Bingo on the emotional response. You can’t eat Silver fer chrissakes.
Label it correctly and lets eat!
I didn’t know that there was so much horse meat available as to be so widespread.
Why not just start selling it like they were near the end of the Vietnam war, when meat shortages arose.
Sure. There’s nothing empirically wrong with horse meat as food, any more than dog meat. But just because there is an emotional component to a thing doesn’t mean the argument has no value either. I was of the opinion that horse meat is just another meat product, for a time, but I’m coming to another point of view on that. Horses raised as meat animals are one thing... But I think sending working and companion animals off to slaughter is a failure on our part to hold up our end of a bargain.
Many of us have had a great dog, even a few great dogs, in our lifetime. When they age, we try to make their final years as comfortable as possible... Because they’ve earned it. When they die, if we can we find a good spot to bury them... Because we valued their companionship. They earned it. We don’t— ever— just take our old dog down to the local Korean restaurant and sell them by weight.
Same with horses. Animals we care for as working and companion animals... Have I think a different implied contract than other animals raised for their meat. The deal is that they serve us in exchange for trust in us to take care of them. When they’re too old to work or carry a rider there’s nothing wrong with still honoring that contract with a comfortable retirement in a nice grassy field. There is something wrong, I think, with shoving them up in to a trailer bound for a slaughterhouse in Mexico. We asked a lot of them and didn’t finish our part of the deal.

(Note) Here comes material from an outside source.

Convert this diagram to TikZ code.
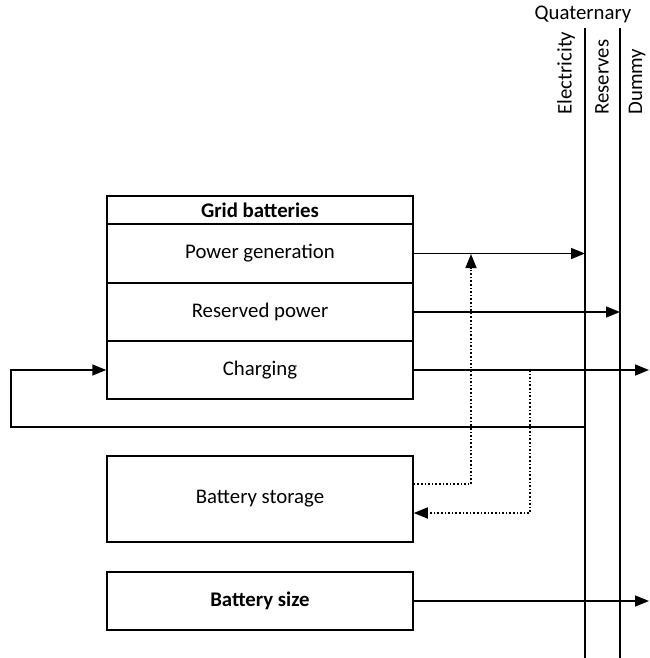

Yah, it’s an emotional play, but it isn’t wrong.
Well-said. Fair enough.
I don’t understand why anyone would get upset by getting horse meat!
stick your emotion where the sun doesn’t shine!!!
If you wern’t supposed to eat them they wouldn’t grow meat!!!
Heheh... OK-fine by me. If you have cats, they look at you the same way. :-)
Ever notice how gullible the bureaucrats are when it comes to waving pieces of paper? Like when peace in our time was declared?